▸ **Exercise goal**
Can you write out all the lines word for word, with no pictures?

▸ **Collected data**
========

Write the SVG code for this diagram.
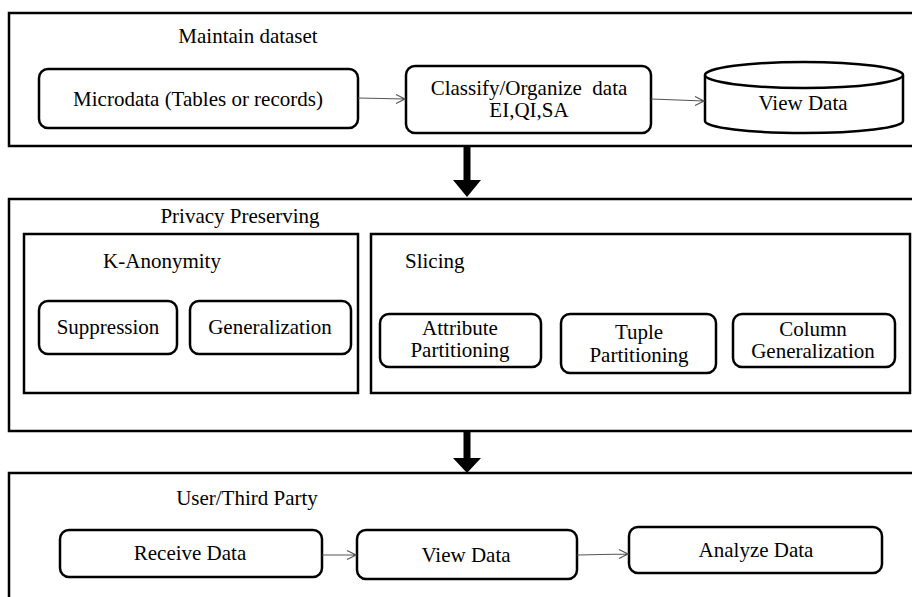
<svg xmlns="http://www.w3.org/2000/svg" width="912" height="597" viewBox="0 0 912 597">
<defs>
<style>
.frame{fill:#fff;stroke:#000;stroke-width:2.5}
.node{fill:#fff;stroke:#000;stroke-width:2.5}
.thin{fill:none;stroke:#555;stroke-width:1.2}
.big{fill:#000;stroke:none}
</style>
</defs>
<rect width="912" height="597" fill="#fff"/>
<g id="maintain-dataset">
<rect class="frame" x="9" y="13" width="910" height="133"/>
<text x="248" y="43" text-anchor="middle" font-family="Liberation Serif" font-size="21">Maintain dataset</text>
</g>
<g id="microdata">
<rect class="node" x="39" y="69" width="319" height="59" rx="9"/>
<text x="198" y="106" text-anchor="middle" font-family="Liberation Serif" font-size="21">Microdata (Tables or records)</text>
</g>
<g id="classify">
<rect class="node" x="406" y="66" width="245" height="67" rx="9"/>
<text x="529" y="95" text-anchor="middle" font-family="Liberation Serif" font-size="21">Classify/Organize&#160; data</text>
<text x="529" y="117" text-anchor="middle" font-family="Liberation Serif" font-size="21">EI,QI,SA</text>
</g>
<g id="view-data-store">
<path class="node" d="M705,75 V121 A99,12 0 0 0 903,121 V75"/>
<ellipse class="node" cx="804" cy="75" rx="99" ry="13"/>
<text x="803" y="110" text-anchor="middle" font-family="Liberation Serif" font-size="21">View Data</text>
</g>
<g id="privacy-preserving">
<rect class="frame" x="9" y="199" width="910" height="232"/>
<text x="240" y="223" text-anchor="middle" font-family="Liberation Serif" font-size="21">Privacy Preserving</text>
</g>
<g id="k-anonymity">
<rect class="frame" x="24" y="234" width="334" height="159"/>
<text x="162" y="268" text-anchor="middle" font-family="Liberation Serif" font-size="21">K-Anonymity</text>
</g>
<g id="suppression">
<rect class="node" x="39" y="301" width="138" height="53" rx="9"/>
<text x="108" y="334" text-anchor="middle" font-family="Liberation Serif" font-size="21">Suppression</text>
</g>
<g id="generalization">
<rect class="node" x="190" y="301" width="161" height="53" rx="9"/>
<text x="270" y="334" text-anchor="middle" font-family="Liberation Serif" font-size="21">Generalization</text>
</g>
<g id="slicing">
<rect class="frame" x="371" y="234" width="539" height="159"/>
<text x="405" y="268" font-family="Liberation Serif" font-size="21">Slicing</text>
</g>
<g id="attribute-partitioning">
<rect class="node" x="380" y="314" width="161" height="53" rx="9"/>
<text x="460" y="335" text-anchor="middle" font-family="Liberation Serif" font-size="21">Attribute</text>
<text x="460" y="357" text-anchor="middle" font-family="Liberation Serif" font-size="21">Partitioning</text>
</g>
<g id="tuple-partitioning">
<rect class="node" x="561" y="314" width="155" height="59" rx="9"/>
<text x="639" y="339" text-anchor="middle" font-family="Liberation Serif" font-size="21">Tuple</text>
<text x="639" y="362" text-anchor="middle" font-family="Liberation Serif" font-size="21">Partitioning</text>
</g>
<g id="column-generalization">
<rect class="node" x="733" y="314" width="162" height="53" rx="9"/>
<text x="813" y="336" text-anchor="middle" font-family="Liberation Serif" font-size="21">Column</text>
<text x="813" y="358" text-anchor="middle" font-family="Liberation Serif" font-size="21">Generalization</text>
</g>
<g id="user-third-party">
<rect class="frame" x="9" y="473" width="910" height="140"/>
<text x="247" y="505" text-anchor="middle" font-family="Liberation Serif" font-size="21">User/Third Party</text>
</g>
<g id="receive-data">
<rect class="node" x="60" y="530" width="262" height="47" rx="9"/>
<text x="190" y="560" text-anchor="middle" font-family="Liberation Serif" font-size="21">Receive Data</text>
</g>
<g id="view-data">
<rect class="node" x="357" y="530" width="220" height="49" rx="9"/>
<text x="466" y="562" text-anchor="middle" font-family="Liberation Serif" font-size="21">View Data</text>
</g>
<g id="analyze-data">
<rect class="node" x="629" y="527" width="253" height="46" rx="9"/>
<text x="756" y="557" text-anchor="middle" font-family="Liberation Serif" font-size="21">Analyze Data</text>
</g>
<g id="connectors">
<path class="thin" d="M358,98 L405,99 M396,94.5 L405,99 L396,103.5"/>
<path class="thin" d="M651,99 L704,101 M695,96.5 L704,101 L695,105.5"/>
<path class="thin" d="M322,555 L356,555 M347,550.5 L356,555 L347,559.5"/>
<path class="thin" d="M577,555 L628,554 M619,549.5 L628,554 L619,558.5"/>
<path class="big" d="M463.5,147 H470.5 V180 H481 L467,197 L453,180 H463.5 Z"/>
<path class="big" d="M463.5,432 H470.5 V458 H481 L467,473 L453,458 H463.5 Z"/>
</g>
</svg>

========

▸ **Expected output**
Write the SVG code for this diagram.
<svg xmlns="http://www.w3.org/2000/svg" width="912" height="597" viewBox="0 0 912 597">
<defs>
<style>
.frame{fill:#fff;stroke:#000;stroke-width:2.5}
.node{fill:#fff;stroke:#000;stroke-width:2.5}
.thin{fill:none;stroke:#555;stroke-width:1.2}
.big{fill:#000;stroke:none}
</style>
</defs>
<rect width="912" height="597" fill="#fff"/>
<g id="maintain-dataset">
<rect class="frame" x="9" y="13" width="910" height="133"/>
<text x="248" y="43" text-anchor="middle" font-family="Liberation Serif" font-size="21">Maintain dataset</text>
</g>
<g id="microdata">
<rect class="node" x="39" y="69" width="319" height="59" rx="9"/>
<text x="198" y="106" text-anchor="middle" font-family="Liberation Serif" font-size="21">Microdata (Tables or records)</text>
</g>
<g id="classify">
<rect class="node" x="406" y="66" width="245" height="67" rx="9"/>
<text x="529" y="95" text-anchor="middle" font-family="Liberation Serif" font-size="21">Classify/Organize&#160; data</text>
<text x="529" y="117" text-anchor="middle" font-family="Liberation Serif" font-size="21">EI,QI,SA</text>
</g>
<g id="view-data-store">
<path class="node" d="M705,75 V121 A99,12 0 0 0 903,121 V75"/>
<ellipse class="node" cx="804" cy="75" rx="99" ry="13"/>
<text x="803" y="110" text-anchor="middle" font-family="Liberation Serif" font-size="21">View Data</text>
</g>
<g id="privacy-preserving">
<rect class="frame" x="9" y="199" width="910" height="232"/>
<text x="240" y="223" text-anchor="middle" font-family="Liberation Serif" font-size="21">Privacy Preserving</text>
</g>
<g id="k-anonymity">
<rect class="frame" x="24" y="234" width="334" height="159"/>
<text x="162" y="268" text-anchor="middle" font-family="Liberation Serif" font-size="21">K-Anonymity</text>
</g>
<g id="suppression">
<rect class="node" x="39" y="301" width="138" height="53" rx="9"/>
<text x="108" y="334" text-anchor="middle" font-family="Liberation Serif" font-size="21">Suppression</text>
</g>
<g id="generalization">
<rect class="node" x="190" y="301" width="161" height="53" rx="9"/>
<text x="270" y="334" text-anchor="middle" font-family="Liberation Serif" font-size="21">Generalization</text>
</g>
<g id="slicing">
<rect class="frame" x="371" y="234" width="539" height="159"/>
<text x="405" y="268" font-family="Liberation Serif" font-size="21">Slicing</text>
</g>
<g id="attribute-partitioning">
<rect class="node" x="380" y="314" width="161" height="53" rx="9"/>
<text x="460" y="335" text-anchor="middle" font-family="Liberation Serif" font-size="21">Attribute</text>
<text x="460" y="357" text-anchor="middle" font-family="Liberation Serif" font-size="21">Partitioning</text>
</g>
<g id="tuple-partitioning">
<rect class="node" x="561" y="314" width="155" height="59" rx="9"/>
<text x="639" y="339" text-anchor="middle" font-family="Liberation Serif" font-size="21">Tuple</text>
<text x="639" y="362" text-anchor="middle" font-family="Liberation Serif" font-size="21">Partitioning</text>
</g>
<g id="column-generalization">
<rect class="node" x="733" y="314" width="162" height="53" rx="9"/>
<text x="813" y="336" text-anchor="middle" font-family="Liberation Serif" font-size="21">Column</text>
<text x="813" y="358" text-anchor="middle" font-family="Liberation Serif" font-size="21">Generalization</text>
</g>
<g id="user-third-party">
<rect class="frame" x="9" y="473" width="910" height="140"/>
<text x="247" y="505" text-anchor="middle" font-family="Liberation Serif" font-size="21">User/Third Party</text>
</g>
<g id="receive-data">
<rect class="node" x="60" y="530" width="262" height="47" rx="9"/>
<text x="190" y="560" text-anchor="middle" font-family="Liberation Serif" font-size="21">Receive Data</text>
</g>
<g id="view-data">
<rect class="node" x="357" y="530" width="220" height="49" rx="9"/>
<text x="466" y="562" text-anchor="middle" font-family="Liberation Serif" font-size="21">View Data</text>
</g>
<g id="analyze-data">
<rect class="node" x="629" y="527" width="253" height="46" rx="9"/>
<text x="756" y="557" text-anchor="middle" font-family="Liberation Serif" font-size="21">Analyze Data</text>
</g>
<g id="connectors">
<path class="thin" d="M358,98 L405,99 M396,94.5 L405,99 L396,103.5"/>
<path class="thin" d="M651,99 L704,101 M695,96.5 L704,101 L695,105.5"/>
<path class="thin" d="M322,555 L356,555 M347,550.5 L356,555 L347,559.5"/>
<path class="thin" d="M577,555 L628,554 M619,549.5 L628,554 L619,558.5"/>
<path class="big" d="M463.5,147 H470.5 V180 H481 L467,197 L453,180 H463.5 Z"/>
<path class="big" d="M463.5,432 H470.5 V458 H481 L467,473 L453,458 H463.5 Z"/>
</g>
</svg>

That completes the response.